What you have to do: Reproduce the following material exactly, including every line.
━━━━
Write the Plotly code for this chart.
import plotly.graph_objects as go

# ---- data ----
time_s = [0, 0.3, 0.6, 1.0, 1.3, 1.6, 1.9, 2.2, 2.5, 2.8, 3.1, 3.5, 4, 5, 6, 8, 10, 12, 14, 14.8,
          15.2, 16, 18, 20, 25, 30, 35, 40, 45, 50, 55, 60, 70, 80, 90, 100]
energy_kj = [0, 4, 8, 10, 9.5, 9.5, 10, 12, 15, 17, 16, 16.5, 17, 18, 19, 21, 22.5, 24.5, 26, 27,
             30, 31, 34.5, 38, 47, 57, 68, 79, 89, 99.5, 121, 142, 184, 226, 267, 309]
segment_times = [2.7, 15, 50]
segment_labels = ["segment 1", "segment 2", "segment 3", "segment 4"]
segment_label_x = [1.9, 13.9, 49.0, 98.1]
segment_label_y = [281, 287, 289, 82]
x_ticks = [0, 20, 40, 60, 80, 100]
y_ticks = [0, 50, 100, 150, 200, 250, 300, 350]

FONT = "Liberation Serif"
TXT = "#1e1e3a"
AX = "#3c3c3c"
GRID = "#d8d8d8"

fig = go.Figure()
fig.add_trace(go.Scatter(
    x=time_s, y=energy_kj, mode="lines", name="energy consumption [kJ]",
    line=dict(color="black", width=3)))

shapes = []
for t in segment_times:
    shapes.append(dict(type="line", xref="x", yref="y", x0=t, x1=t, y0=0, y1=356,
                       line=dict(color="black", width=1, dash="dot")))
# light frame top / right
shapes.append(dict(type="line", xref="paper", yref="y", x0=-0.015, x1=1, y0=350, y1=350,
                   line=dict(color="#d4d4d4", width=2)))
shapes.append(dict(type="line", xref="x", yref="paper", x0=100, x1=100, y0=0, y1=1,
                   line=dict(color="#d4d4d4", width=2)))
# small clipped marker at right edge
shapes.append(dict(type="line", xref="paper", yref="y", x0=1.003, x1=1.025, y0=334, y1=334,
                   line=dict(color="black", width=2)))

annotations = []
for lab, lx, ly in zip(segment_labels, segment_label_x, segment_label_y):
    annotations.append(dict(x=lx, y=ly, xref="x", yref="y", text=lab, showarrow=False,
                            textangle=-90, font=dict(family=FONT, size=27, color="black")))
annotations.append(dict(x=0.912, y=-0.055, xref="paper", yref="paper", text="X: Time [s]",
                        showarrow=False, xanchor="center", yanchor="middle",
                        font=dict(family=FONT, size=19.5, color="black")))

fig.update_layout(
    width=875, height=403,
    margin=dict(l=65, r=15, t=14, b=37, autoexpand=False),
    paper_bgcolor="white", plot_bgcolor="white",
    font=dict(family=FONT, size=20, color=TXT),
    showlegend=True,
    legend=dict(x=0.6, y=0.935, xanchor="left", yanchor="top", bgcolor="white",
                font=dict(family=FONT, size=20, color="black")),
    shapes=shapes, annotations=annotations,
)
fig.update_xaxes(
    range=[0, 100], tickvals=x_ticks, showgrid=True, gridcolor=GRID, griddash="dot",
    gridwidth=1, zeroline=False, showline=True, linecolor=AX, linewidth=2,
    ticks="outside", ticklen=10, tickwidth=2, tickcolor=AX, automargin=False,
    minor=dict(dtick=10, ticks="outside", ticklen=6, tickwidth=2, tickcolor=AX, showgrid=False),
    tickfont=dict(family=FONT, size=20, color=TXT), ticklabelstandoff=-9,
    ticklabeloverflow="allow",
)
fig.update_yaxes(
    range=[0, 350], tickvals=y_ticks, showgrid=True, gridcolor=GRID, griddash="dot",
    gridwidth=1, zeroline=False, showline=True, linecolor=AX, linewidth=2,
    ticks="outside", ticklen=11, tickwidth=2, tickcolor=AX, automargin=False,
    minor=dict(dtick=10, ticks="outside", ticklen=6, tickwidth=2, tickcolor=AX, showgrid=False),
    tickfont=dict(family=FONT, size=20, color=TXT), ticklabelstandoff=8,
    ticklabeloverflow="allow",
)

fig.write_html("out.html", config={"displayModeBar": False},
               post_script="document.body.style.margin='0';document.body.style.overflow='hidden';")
━━━━
Reply:
Write the Plotly code for this chart.
import plotly.graph_objects as go

# ---- data ----
time_s = [0, 0.3, 0.6, 1.0, 1.3, 1.6, 1.9, 2.2, 2.5, 2.8, 3.1, 3.5, 4, 5, 6, 8, 10, 12, 14, 14.8,
          15.2, 16, 18, 20, 25, 30, 35, 40, 45, 50, 55, 60, 70, 80, 90, 100]
energy_kj = [0, 4, 8, 10, 9.5, 9.5, 10, 12, 15, 17, 16, 16.5, 17, 18, 19, 21, 22.5, 24.5, 26, 27,
             30, 31, 34.5, 38, 47, 57, 68, 79, 89, 99.5, 121, 142, 184, 226, 267, 309]
segment_times = [2.7, 15, 50]
segment_labels = ["segment 1", "segment 2", "segment 3", "segment 4"]
segment_label_x = [1.9, 13.9, 49.0, 98.1]
segment_label_y = [281, 287, 289, 82]
x_ticks = [0, 20, 40, 60, 80, 100]
y_ticks = [0, 50, 100, 150, 200, 250, 300, 350]

FONT = "Liberation Serif"
TXT = "#1e1e3a"
AX = "#3c3c3c"
GRID = "#d8d8d8"

fig = go.Figure()
fig.add_trace(go.Scatter(
    x=time_s, y=energy_kj, mode="lines", name="energy consumption [kJ]",
    line=dict(color="black", width=3)))

shapes = []
for t in segment_times:
    shapes.append(dict(type="line", xref="x", yref="y", x0=t, x1=t, y0=0, y1=356,
                       line=dict(color="black", width=1, dash="dot")))
# light frame top / right
shapes.append(dict(type="line", xref="paper", yref="y", x0=-0.015, x1=1, y0=350, y1=350,
                   line=dict(color="#d4d4d4", width=2)))
shapes.append(dict(type="line", xref="x", yref="paper", x0=100, x1=100, y0=0, y1=1,
                   line=dict(color="#d4d4d4", width=2)))
# small clipped marker at right edge
shapes.append(dict(type="line", xref="paper", yref="y", x0=1.003, x1=1.025, y0=334, y1=334,
                   line=dict(color="black", width=2)))

annotations = []
for lab, lx, ly in zip(segment_labels, segment_label_x, segment_label_y):
    annotations.append(dict(x=lx, y=ly, xref="x", yref="y", text=lab, showarrow=False,
                            textangle=-90, font=dict(family=FONT, size=27, color="black")))
annotations.append(dict(x=0.912, y=-0.055, xref="paper", yref="paper", text="X: Time [s]",
                        showarrow=False, xanchor="center", yanchor="middle",
                        font=dict(family=FONT, size=19.5, color="black")))

fig.update_layout(
    width=875, height=403,
    margin=dict(l=65, r=15, t=14, b=37, autoexpand=False),
    paper_bgcolor="white", plot_bgcolor="white",
    font=dict(family=FONT, size=20, color=TXT),
    showlegend=True,
    legend=dict(x=0.6, y=0.935, xanchor="left", yanchor="top", bgcolor="white",
                font=dict(family=FONT, size=20, color="black")),
    shapes=shapes, annotations=annotations,
)
fig.update_xaxes(
    range=[0, 100], tickvals=x_ticks, showgrid=True, gridcolor=GRID, griddash="dot",
    gridwidth=1, zeroline=False, showline=True, linecolor=AX, linewidth=2,
    ticks="outside", ticklen=10, tickwidth=2, tickcolor=AX, automargin=False,
    minor=dict(dtick=10, ticks="outside", ticklen=6, tickwidth=2, tickcolor=AX, showgrid=False),
    tickfont=dict(family=FONT, size=20, color=TXT), ticklabelstandoff=-9,
    ticklabeloverflow="allow",
)
fig.update_yaxes(
    range=[0, 350], tickvals=y_ticks, showgrid=True, gridcolor=GRID, griddash="dot",
    gridwidth=1, zeroline=False, showline=True, linecolor=AX, linewidth=2,
    ticks="outside", ticklen=11, tickwidth=2, tickcolor=AX, automargin=False,
    minor=dict(dtick=10, ticks="outside", ticklen=6, tickwidth=2, tickcolor=AX, showgrid=False),
    tickfont=dict(family=FONT, size=20, color=TXT), ticklabelstandoff=8,
    ticklabeloverflow="allow",
)

fig.write_html("out.html", config={"displayModeBar": False},
               post_script="document.body.style.margin='0';document.body.style.overflow='hidden';")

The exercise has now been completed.